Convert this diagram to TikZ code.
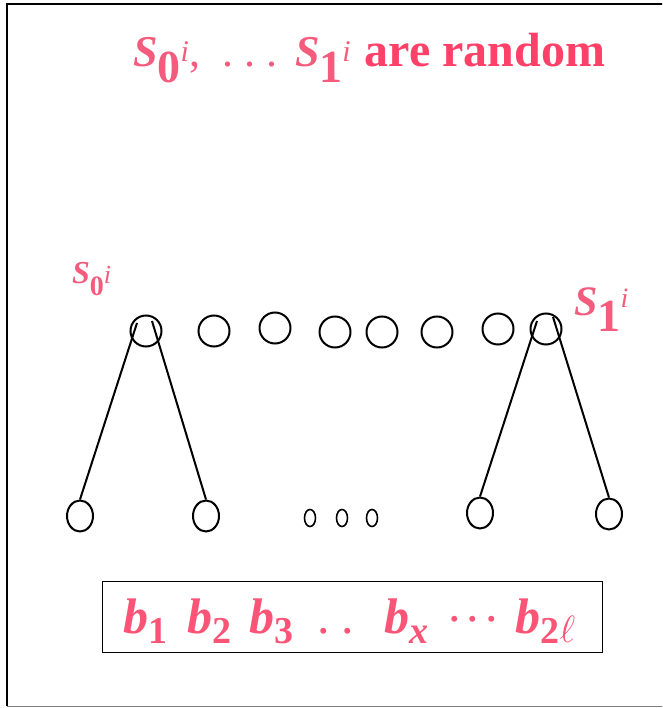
\documentclass[tikz,border=0pt]{standalone}
\usepackage{fontspec}
\setmainfont{Liberation Serif}
\usetikzlibrary{shapes.geometric}

\definecolor{titlepink}{RGB}{255,64,104}
\definecolor{labelpink}{RGB}{243,92,124}
\definecolor{bitpink}{RGB}{250,84,118}

% S with a bold digit index and an italic i on it
% #1 size of S, #2 digit, #3 digit size, #4 digit drop, #5 i raise, #6 i size
\newcommand\sidx[6]{%
  {\fontsize{#1}{#1}\selectfont\bfseries\itshape S}%
  \raisebox{-#4pt}{\fontsize{#3}{#3}\selectfont\bfseries #2}%
  \raisebox{#5pt}{\fontsize{#6}{#6}\selectfont\itshape i}}
% bold italic b with a lowered index
\newcommand\bvar[1]{{\itshape b}\raisebox{-10pt}{\fontsize{38}{38}\selectfont\upshape #1}}

\begin{document}
\begin{tikzpicture}[
        x=1pt, y=-1pt,
        seedcircle/.style={draw, circle, line width=2pt, minimum size=31pt, inner sep=0pt},
        leafcircle/.style={draw, ellipse, line width=2pt, minimum width=26pt, minimum height=31pt, inner sep=0pt},
        dotcircle/.style={draw, ellipse, line width=1.6pt, minimum width=11pt, minimum height=17pt, inner sep=0pt},
        branch/.style={line width=2pt},
        labeltext/.style={text=labelpink, inner sep=0pt}
    ]

    \useasboundingbox (0,0) rectangle (662,708);
    \clip (0,0) rectangle (662,708);

    % ==========================================
    % FRAME
    % ==========================================
    \draw[line width=1.8pt] (680,4) -- (7,4) -- (7,706);
    \draw[gray, line width=1pt] (7,706.5) -- (680,706.5);

    % ==========================================
    % TITLE
    % ==========================================
    \node[labeltext, anchor=base west] (title) at (133,67)
        {\sidx{44}{0}{46}{16}{5}{30}{\fontsize{44}{44}\selectfont,\hspace{22pt}.\hspace{11pt}.\hspace{11pt}.\hspace{18pt}}%
         \sidx{44}{1}{46}{16}{5}{30}\hspace{14pt}%
         {\color{titlepink}\fontsize{48}{48}\selectfont\bfseries are random}};

    % ==========================================
    % TOP ROW: seeds
    % ==========================================
    \node[seedcircle] (s1) at (146,331) {};
    \node[seedcircle] (s2) at (214,331) {};
    \node[seedcircle] (s3) at (275,328) {};
    \node[seedcircle] (s4) at (335,332) {};
    \node[seedcircle] (s5) at (382,332) {};
    \node[seedcircle] (s6) at (437,332) {};
    \node[seedcircle] (s7) at (498,329) {};
    \node[seedcircle] (s8) at (546,329) {};

    \node[labeltext, anchor=base west] (lab0) at (72,283) {\sidx{32}{0}{28}{12}{0}{26}};
    \node[labeltext, anchor=base west] (lab1) at (574,315) {\sidx{42}{1}{46}{16}{8}{28}};

    % ==========================================
    % BOTTOM ROW: leaves
    % ==========================================
    \node[leafcircle] (l1) at (80,516) {};
    \node[leafcircle] (l2) at (206,516) {};
    \node[leafcircle] (l3) at (480,513) {};
    \node[leafcircle] (l4) at (609,514) {};

    \node[dotcircle] (d1) at (310,518) {};
    \node[dotcircle] (d2) at (342,518) {};
    \node[dotcircle] (d3) at (372,518) {};

    \draw[branch] ([shift={(-9,-8)}]s1.center) -- (l1.north);
    \draw[branch] ([shift={(6,-10)}]s1.center) -- (l2.north);
    \draw[branch] ([shift={(-9,-8)}]s8.center) -- (l3.north);
    \draw[branch] ([shift={(7,-12)}]s8.center) -- (l4.north);

    % ==========================================
    % BITS
    % ==========================================
    \node[draw, line width=0.6pt, minimum width=500pt, minimum height=71pt] (bitbox) at (352,616.5) {};
    \node[text=bitpink, anchor=base west, inner sep=0pt] (bits) at (123,633)
        {\fontsize{50}{50}\selectfont\bfseries
         \bvar{1}\hspace{20pt}\bvar{2}\hspace{18pt}\bvar{3}\hspace{24pt}%
         {\mdseries .\hspace{12pt}.}\hspace{30pt}%
         \bvar{\itshape x}\hspace{20pt}%
         \raisebox{12pt}{\mdseries .\hspace{6pt}.\hspace{6pt}.}\hspace{18pt}%
         \bvar{2\raisebox{1pt}{\scalebox{2.2}{\fontsize{17}{17}\selectfont$\ell$}}}};

\end{tikzpicture}
\end{document}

━━━━

## Problem details
All of the lines above should be retyped precisely, apart from the pictures.

## Solution for this exercise
Convert this diagram to TikZ code.
\documentclass[tikz,border=0pt]{standalone}
\usepackage{fontspec}
\setmainfont{Liberation Serif}
\usetikzlibrary{shapes.geometric}

\definecolor{titlepink}{RGB}{255,64,104}
\definecolor{labelpink}{RGB}{243,92,124}
\definecolor{bitpink}{RGB}{250,84,118}

% S with a bold digit index and an italic i on it
% #1 size of S, #2 digit, #3 digit size, #4 digit drop, #5 i raise, #6 i size
\newcommand\sidx[6]{%
  {\fontsize{#1}{#1}\selectfont\bfseries\itshape S}%
  \raisebox{-#4pt}{\fontsize{#3}{#3}\selectfont\bfseries #2}%
  \raisebox{#5pt}{\fontsize{#6}{#6}\selectfont\itshape i}}
% bold italic b with a lowered index
\newcommand\bvar[1]{{\itshape b}\raisebox{-10pt}{\fontsize{38}{38}\selectfont\upshape #1}}

\begin{document}
\begin{tikzpicture}[
        x=1pt, y=-1pt,
        seedcircle/.style={draw, circle, line width=2pt, minimum size=31pt, inner sep=0pt},
        leafcircle/.style={draw, ellipse, line width=2pt, minimum width=26pt, minimum height=31pt, inner sep=0pt},
        dotcircle/.style={draw, ellipse, line width=1.6pt, minimum width=11pt, minimum height=17pt, inner sep=0pt},
        branch/.style={line width=2pt},
        labeltext/.style={text=labelpink, inner sep=0pt}
    ]

    \useasboundingbox (0,0) rectangle (662,708);
    \clip (0,0) rectangle (662,708);

    % ==========================================
    % FRAME
    % ==========================================
    \draw[line width=1.8pt] (680,4) -- (7,4) -- (7,706);
    \draw[gray, line width=1pt] (7,706.5) -- (680,706.5);

    % ==========================================
    % TITLE
    % ==========================================
    \node[labeltext, anchor=base west] (title) at (133,67)
        {\sidx{44}{0}{46}{16}{5}{30}{\fontsize{44}{44}\selectfont,\hspace{22pt}.\hspace{11pt}.\hspace{11pt}.\hspace{18pt}}%
         \sidx{44}{1}{46}{16}{5}{30}\hspace{14pt}%
         {\color{titlepink}\fontsize{48}{48}\selectfont\bfseries are random}};

    % ==========================================
    % TOP ROW: seeds
    % ==========================================
    \node[seedcircle] (s1) at (146,331) {};
    \node[seedcircle] (s2) at (214,331) {};
    \node[seedcircle] (s3) at (275,328) {};
    \node[seedcircle] (s4) at (335,332) {};
    \node[seedcircle] (s5) at (382,332) {};
    \node[seedcircle] (s6) at (437,332) {};
    \node[seedcircle] (s7) at (498,329) {};
    \node[seedcircle] (s8) at (546,329) {};

    \node[labeltext, anchor=base west] (lab0) at (72,283) {\sidx{32}{0}{28}{12}{0}{26}};
    \node[labeltext, anchor=base west] (lab1) at (574,315) {\sidx{42}{1}{46}{16}{8}{28}};

    % ==========================================
    % BOTTOM ROW: leaves
    % ==========================================
    \node[leafcircle] (l1) at (80,516) {};
    \node[leafcircle] (l2) at (206,516) {};
    \node[leafcircle] (l3) at (480,513) {};
    \node[leafcircle] (l4) at (609,514) {};

    \node[dotcircle] (d1) at (310,518) {};
    \node[dotcircle] (d2) at (342,518) {};
    \node[dotcircle] (d3) at (372,518) {};

    \draw[branch] ([shift={(-9,-8)}]s1.center) -- (l1.north);
    \draw[branch] ([shift={(6,-10)}]s1.center) -- (l2.north);
    \draw[branch] ([shift={(-9,-8)}]s8.center) -- (l3.north);
    \draw[branch] ([shift={(7,-12)}]s8.center) -- (l4.north);

    % ==========================================
    % BITS
    % ==========================================
    \node[draw, line width=0.6pt, minimum width=500pt, minimum height=71pt] (bitbox) at (352,616.5) {};
    \node[text=bitpink, anchor=base west, inner sep=0pt] (bits) at (123,633)
        {\fontsize{50}{50}\selectfont\bfseries
         \bvar{1}\hspace{20pt}\bvar{2}\hspace{18pt}\bvar{3}\hspace{24pt}%
         {\mdseries .\hspace{12pt}.}\hspace{30pt}%
         \bvar{\itshape x}\hspace{20pt}%
         \raisebox{12pt}{\mdseries .\hspace{6pt}.\hspace{6pt}.}\hspace{18pt}%
         \bvar{2\raisebox{1pt}{\scalebox{2.2}{\fontsize{17}{17}\selectfont$\ell$}}}};

\end{tikzpicture}
\end{document}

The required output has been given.